The WHATWG probably say they would like to be the steward of this and they are generally keen on working with URLs from a browser standpoint. It limits them to a small number of protocol schemes and from my experience, getting them to interested in changing something for the the sake of aligning with RFC 3986 parsers is hard. This is however the team that more than any other have moved furthest away from the standard we once had established. There are also strong anti-IETF sentiments oozing there. The WHATWG spec is a “living specification” which means it continues to change and drift away over time.

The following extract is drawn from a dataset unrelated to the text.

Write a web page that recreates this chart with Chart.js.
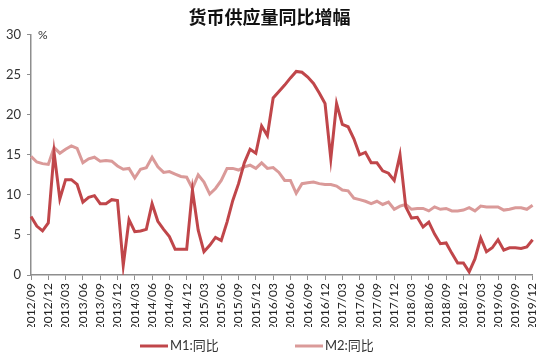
<!DOCTYPE html>
<html>
<head>
<meta charset="utf-8">
<script src="https://cdn.jsdelivr.net/npm/chart.js@4.4.0/dist/chart.umd.min.js"></script>
<style>
    html, body { margin: 0; padding: 0; background: #fff; }
</style>
</head>
<body>
<canvas id="moneyChart" width="550" height="360"></canvas>
<script>
// ------------------ DONNEES ------------------
const months = [
    '2012/09', '2012/10', '2012/11', '2012/12',
    '2013/01', '2013/02', '2013/03', '2013/04', '2013/05', '2013/06', '2013/07', '2013/08', '2013/09', '2013/10', '2013/11', '2013/12',
    '2014/01', '2014/02', '2014/03', '2014/04', '2014/05', '2014/06', '2014/07', '2014/08', '2014/09', '2014/10', '2014/11', '2014/12',
    '2015/01', '2015/02', '2015/03', '2015/04', '2015/05', '2015/06', '2015/07', '2015/08', '2015/09', '2015/10', '2015/11', '2015/12',
    '2016/01', '2016/02', '2016/03', '2016/04', '2016/05', '2016/06', '2016/07', '2016/08', '2016/09', '2016/10', '2016/11', '2016/12',
    '2017/01', '2017/02', '2017/03', '2017/04', '2017/05', '2017/06', '2017/07', '2017/08', '2017/09', '2017/10', '2017/11', '2017/12',
    '2018/01', '2018/02', '2018/03', '2018/04', '2018/05', '2018/06', '2018/07', '2018/08', '2018/09', '2018/10', '2018/11', '2018/12',
    '2019/01', '2019/02', '2019/03', '2019/04', '2019/05', '2019/06', '2019/07', '2019/08', '2019/09', '2019/10', '2019/11', '2019/12'
];

const m1 = [
    7.3, 6.1, 5.5, 6.5,
    15.3, 9.5, 11.9, 11.9, 11.3, 9.1, 9.7, 9.9, 8.9, 8.9, 9.4, 9.3,
    1.2, 6.9, 5.4, 5.5, 5.7, 8.9, 6.7, 5.7, 4.8, 3.2, 3.2, 3.2,
    10.6, 5.6, 2.9, 3.7, 4.7, 4.3, 6.6, 9.3, 11.4, 14.0, 15.7, 15.2,
    18.6, 17.4, 22.1, 22.9, 23.7, 24.6, 25.4, 25.3, 24.7, 23.9, 22.7, 21.4,
    14.5, 21.4, 18.8, 18.5, 17.0, 15.0, 15.3, 14.0, 14.0, 13.0, 12.7, 11.8,
    15.0, 8.5, 7.1, 7.2, 6.0, 6.6, 5.1, 3.9, 4.0, 2.7, 1.5, 1.5,
    0.4, 2.0, 4.6, 2.9, 3.4, 4.4, 3.1, 3.4, 3.4, 3.3, 3.5, 4.4
];

const m2 = [
    14.8, 14.1, 13.9, 13.8,
    15.9, 15.2, 15.7, 16.1, 15.8, 14.0, 14.5, 14.7, 14.2, 14.3, 14.2, 13.6,
    13.2, 13.3, 12.1, 13.2, 13.4, 14.7, 13.5, 12.8, 12.9, 12.6, 12.3, 12.2,
    10.8, 12.5, 11.6, 10.1, 10.8, 11.8, 13.3, 13.3, 13.1, 13.5, 13.7, 13.3,
    14.0, 13.3, 13.4, 12.8, 11.8, 11.8, 10.2, 11.4, 11.5, 11.6, 11.4, 11.3,
    11.3, 11.1, 10.6, 10.5, 9.6, 9.4, 9.2, 8.9, 9.2, 8.8, 9.1, 8.2,
    8.6, 8.8, 8.2, 8.3, 8.3, 8.0, 8.5, 8.2, 8.3, 8.0, 8.0, 8.1,
    8.4, 8.0, 8.6, 8.5, 8.5, 8.5, 8.1, 8.2, 8.4, 8.4, 8.2, 8.7
];

const yTicks = [0, 5, 10, 15, 20, 25, 30];

// ------------------ STYLE ------------------
const axisColor = '#8e8e8e';
const textFont = "Lato, 'Noto Sans CJK SC', sans-serif";

// Petit "%" en haut de l'axe Y
const percentLabel = {
    id: 'percentLabel',
    afterDraw(chart) {
        const { ctx, chartArea } = chart;
        ctx.save();
        ctx.font = "12px " + textFont;
        ctx.fillStyle = '#333';
        ctx.textBaseline = 'middle';
        ctx.fillText('%', chartArea.left + 7, chartArea.top + 1);
        ctx.restore();
    }
};

// Légende dessinée à la main (écart horizontal large entre les deux séries)
const bottomLegend = {
    id: 'bottomLegend',
    afterDraw(chart) {
        const { ctx } = chart;
        const y = 346;
        const starts = [140, 295];
        ctx.save();
        ctx.font = "13px " + textFont;
        ctx.textBaseline = 'middle';
        chart.data.datasets.forEach((ds, i) => {
            const x = starts[i];
            ctx.strokeStyle = ds.borderColor;
            ctx.lineWidth = 3;
            ctx.beginPath();
            ctx.moveTo(x, y);
            ctx.lineTo(x + 28, y);
            ctx.stroke();
            ctx.fillStyle = '#333';
            ctx.fillText(ds.label, x + 30, y);
        });
        ctx.restore();
    }
};

const ctx = document.getElementById('moneyChart').getContext('2d');
new Chart(ctx, {
    type: 'line',
    data: {
        labels: months,
        datasets: [
            {
                label: 'M1:同比',
                data: m1,
                borderColor: '#c0464a',
                backgroundColor: '#c0464a',
                borderWidth: 3,
                pointRadius: 0,
                tension: 0
            },
            {
                label: 'M2:同比',
                data: m2,
                borderColor: '#da9a99',
                backgroundColor: '#da9a99',
                borderWidth: 3,
                pointRadius: 0,
                tension: 0
            }
        ]
    },
    options: {
        responsive: false,
        animation: false,
        layout: { padding: { left: 0, right: 11, top: 0, bottom: 33 } },
        plugins: {
            title: {
                display: true,
                text: '货币供应量同比增幅',
                color: '#111',
                font: { family: "'Noto Sans CJK SC'", size: 18, weight: 'bold' },
                padding: { top: 6, bottom: 7 }
            },
            legend: { display: false },
            tooltip: { enabled: false }
        },
        scales: {
            x: {
                offset: false,
                grid: { display: true, drawOnChartArea: false, drawTicks: true, tickLength: 5, color: axisColor },
                border: { color: axisColor, width: 1.5 },
                ticks: {
                    autoSkip: false,
                    minRotation: 90,
                    maxRotation: 90,
                    padding: 3,
                    color: '#222',
                    font: { family: textFont, size: 12 },
                    callback: (v, i) => (i % 3 === 0 ? months[i] : null)
                },
                afterFit: s => { s.height = 52; }
            },
            y: {
                min: 0,
                max: 30,
                afterBuildTicks: s => { s.ticks = yTicks.map(v => ({ value: v })); },
                grid: { display: true, drawOnChartArea: false, drawTicks: true, tickLength: 4, color: axisColor },
                border: { color: axisColor, width: 1.5 },
                ticks: {
                    padding: 6,
                    color: '#333',
                    font: { family: textFont, size: 13 }
                },
                afterFit: s => { s.width = 31; }
            }
        }
    },
    plugins: [percentLabel, bottomLegend]
});
</script>
</body>
</html>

The IETF published RFC 3986 back in 2005, they saw the RFC 3987 pretty much fail and then more or less gave up on URLs. I know there are people and working groups there who would like to see URLs get brought back to the agenda (as I’ve talked to a few of them over the years) and many IETFers think that the IETF is the only group that can do it proper, but due to the unavoidable politics and the almost certain collision course against (and cooperation problems with) WHATWG, it is considered a very hot potato that barely anyone wants to hold. There are also strong anti-WHATWG feelings in some areas of the IETF. There is just a too small of a chance of a successful outcome from something that mostly likely will take a lot of effort, will, thick skin and backing from several very big companies.

We are stuck here. I foresee yet another report to be written a few years down the line that shows more and new URL problems.